= Short problem =
Can you find the lines of the listing that include "code" and copy every one?

>> Begin Listed entries

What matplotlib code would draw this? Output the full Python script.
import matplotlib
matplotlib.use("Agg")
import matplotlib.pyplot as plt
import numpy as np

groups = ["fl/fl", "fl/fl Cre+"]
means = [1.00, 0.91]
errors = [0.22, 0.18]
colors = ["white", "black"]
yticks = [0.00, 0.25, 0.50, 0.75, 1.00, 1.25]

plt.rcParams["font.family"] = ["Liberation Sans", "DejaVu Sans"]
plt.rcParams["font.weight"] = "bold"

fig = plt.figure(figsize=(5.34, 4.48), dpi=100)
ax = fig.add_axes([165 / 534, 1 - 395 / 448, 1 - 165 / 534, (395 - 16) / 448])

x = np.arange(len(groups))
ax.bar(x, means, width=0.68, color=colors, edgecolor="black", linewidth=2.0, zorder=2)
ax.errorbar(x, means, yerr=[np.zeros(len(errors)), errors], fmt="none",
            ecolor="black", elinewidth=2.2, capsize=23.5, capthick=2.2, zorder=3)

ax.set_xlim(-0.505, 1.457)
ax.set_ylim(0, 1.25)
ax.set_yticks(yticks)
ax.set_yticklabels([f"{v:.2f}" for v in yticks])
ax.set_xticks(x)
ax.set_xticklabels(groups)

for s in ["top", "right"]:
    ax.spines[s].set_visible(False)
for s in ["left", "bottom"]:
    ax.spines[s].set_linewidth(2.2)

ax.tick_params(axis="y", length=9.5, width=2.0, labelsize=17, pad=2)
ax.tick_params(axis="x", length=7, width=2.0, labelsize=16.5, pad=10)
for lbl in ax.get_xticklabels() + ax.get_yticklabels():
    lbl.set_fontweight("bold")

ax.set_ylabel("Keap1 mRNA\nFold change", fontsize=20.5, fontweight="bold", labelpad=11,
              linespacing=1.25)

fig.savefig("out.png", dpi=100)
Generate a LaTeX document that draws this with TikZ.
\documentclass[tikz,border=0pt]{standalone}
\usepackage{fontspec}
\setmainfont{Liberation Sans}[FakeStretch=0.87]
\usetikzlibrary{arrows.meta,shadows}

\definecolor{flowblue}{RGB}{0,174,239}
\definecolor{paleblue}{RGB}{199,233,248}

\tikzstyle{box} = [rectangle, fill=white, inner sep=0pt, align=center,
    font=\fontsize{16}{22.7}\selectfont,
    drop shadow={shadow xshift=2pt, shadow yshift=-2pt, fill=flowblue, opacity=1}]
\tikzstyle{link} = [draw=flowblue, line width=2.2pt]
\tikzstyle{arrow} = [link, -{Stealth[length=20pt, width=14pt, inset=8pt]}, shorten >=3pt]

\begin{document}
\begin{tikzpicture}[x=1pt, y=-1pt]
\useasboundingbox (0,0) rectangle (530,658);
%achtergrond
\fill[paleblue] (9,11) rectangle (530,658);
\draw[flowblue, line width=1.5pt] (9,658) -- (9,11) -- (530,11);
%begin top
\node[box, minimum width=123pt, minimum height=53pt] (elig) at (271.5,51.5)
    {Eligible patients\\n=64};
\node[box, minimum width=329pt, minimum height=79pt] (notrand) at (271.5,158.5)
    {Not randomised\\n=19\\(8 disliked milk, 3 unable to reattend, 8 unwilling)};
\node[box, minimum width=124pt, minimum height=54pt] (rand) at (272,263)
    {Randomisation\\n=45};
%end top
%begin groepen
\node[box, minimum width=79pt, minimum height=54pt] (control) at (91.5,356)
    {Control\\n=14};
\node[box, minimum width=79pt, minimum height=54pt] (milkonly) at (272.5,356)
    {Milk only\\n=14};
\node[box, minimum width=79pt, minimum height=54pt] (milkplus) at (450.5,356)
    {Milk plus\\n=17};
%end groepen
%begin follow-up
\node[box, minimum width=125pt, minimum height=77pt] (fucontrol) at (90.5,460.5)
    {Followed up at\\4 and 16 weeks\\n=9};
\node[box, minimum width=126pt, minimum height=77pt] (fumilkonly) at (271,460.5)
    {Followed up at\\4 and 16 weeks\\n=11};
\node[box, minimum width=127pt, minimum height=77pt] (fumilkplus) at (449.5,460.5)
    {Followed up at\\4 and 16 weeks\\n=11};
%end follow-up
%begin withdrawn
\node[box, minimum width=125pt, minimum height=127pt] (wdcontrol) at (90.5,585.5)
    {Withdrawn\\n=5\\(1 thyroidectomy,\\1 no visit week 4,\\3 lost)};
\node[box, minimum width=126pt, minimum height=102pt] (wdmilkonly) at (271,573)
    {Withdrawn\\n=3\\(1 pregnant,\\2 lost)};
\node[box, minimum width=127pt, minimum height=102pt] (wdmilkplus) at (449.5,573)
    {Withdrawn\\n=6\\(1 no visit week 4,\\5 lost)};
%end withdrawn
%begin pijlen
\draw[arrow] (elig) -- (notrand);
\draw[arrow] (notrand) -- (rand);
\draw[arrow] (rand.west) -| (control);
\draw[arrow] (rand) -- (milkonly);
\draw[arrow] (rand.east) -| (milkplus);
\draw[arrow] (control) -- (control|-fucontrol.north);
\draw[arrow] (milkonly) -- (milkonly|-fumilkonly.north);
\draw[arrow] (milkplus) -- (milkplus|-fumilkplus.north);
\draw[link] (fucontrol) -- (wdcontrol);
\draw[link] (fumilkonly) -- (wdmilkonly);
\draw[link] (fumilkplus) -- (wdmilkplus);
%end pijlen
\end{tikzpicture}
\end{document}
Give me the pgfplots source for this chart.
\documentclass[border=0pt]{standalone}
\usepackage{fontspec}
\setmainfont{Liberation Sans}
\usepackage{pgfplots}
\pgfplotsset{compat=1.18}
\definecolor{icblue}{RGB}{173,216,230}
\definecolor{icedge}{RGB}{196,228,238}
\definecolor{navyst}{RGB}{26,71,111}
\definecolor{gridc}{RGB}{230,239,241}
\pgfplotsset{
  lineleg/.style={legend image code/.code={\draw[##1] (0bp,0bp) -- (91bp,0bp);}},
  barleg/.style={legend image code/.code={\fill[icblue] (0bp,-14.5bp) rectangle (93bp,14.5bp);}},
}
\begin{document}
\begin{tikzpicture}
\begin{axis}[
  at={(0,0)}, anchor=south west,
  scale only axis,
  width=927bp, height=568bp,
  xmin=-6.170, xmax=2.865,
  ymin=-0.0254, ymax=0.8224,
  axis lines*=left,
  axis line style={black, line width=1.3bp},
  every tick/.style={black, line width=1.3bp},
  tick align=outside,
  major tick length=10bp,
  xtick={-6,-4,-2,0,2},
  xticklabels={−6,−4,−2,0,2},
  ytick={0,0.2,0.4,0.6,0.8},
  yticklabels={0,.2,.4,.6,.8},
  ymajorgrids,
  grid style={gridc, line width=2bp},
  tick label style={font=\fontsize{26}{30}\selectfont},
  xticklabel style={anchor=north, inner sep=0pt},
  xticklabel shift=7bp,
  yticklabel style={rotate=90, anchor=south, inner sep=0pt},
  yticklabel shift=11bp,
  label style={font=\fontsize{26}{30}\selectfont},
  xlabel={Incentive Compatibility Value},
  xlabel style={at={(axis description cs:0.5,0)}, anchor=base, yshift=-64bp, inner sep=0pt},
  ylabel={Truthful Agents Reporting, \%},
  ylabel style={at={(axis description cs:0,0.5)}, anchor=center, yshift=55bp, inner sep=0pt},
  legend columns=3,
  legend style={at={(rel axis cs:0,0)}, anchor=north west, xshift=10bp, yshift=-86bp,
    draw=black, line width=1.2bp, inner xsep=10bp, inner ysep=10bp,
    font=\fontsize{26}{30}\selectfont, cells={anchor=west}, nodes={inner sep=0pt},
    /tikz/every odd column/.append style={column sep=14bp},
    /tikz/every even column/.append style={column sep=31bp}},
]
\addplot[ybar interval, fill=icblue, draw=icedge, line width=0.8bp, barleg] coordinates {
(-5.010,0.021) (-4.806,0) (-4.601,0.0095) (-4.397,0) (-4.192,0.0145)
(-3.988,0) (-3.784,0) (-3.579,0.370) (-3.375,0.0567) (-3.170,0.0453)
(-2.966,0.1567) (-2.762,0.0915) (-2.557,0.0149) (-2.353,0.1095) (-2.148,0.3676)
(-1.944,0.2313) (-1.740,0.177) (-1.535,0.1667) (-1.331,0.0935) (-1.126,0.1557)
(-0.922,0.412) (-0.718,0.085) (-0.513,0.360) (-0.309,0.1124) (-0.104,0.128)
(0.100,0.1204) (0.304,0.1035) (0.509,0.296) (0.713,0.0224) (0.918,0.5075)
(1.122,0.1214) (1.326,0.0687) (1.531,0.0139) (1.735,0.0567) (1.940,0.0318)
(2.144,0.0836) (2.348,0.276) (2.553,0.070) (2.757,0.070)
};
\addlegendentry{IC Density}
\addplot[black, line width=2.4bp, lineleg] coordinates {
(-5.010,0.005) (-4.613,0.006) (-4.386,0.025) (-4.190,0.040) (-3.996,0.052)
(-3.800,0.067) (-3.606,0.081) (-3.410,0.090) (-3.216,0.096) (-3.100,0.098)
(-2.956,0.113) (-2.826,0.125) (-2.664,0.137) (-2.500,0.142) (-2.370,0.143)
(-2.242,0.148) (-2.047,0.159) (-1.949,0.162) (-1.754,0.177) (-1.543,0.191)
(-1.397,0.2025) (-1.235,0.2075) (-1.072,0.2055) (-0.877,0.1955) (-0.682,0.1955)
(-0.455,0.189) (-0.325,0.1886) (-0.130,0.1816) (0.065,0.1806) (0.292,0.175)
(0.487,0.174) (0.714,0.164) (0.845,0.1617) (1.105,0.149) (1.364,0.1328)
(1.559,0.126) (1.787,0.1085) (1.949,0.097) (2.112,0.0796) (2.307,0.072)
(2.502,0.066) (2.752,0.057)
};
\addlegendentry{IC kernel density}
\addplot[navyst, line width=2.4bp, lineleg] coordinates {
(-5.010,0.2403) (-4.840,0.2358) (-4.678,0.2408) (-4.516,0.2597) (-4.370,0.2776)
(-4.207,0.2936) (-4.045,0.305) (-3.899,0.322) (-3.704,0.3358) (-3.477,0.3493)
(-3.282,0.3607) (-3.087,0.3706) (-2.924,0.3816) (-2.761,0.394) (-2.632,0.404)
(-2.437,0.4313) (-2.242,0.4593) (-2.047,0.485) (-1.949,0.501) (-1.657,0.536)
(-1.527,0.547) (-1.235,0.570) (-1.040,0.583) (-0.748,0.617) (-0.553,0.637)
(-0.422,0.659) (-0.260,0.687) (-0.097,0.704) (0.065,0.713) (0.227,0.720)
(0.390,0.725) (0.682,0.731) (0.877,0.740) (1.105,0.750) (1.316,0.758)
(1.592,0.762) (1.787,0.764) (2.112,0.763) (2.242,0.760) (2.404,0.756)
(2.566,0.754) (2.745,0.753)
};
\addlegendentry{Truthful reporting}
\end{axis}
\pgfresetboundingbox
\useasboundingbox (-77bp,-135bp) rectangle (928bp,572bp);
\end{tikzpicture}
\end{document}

>> End Listed entries

= Answer for this exercise =
What matplotlib code would draw this? Output the full Python script.
  lineleg/.style={legend image code/.code={\draw[##1] (0bp,0bp) -- (91bp,0bp);}},
  barleg/.style={legend image code/.code={\fill[icblue] (0bp,-14.5bp) rectangle (93bp,14.5bp);}},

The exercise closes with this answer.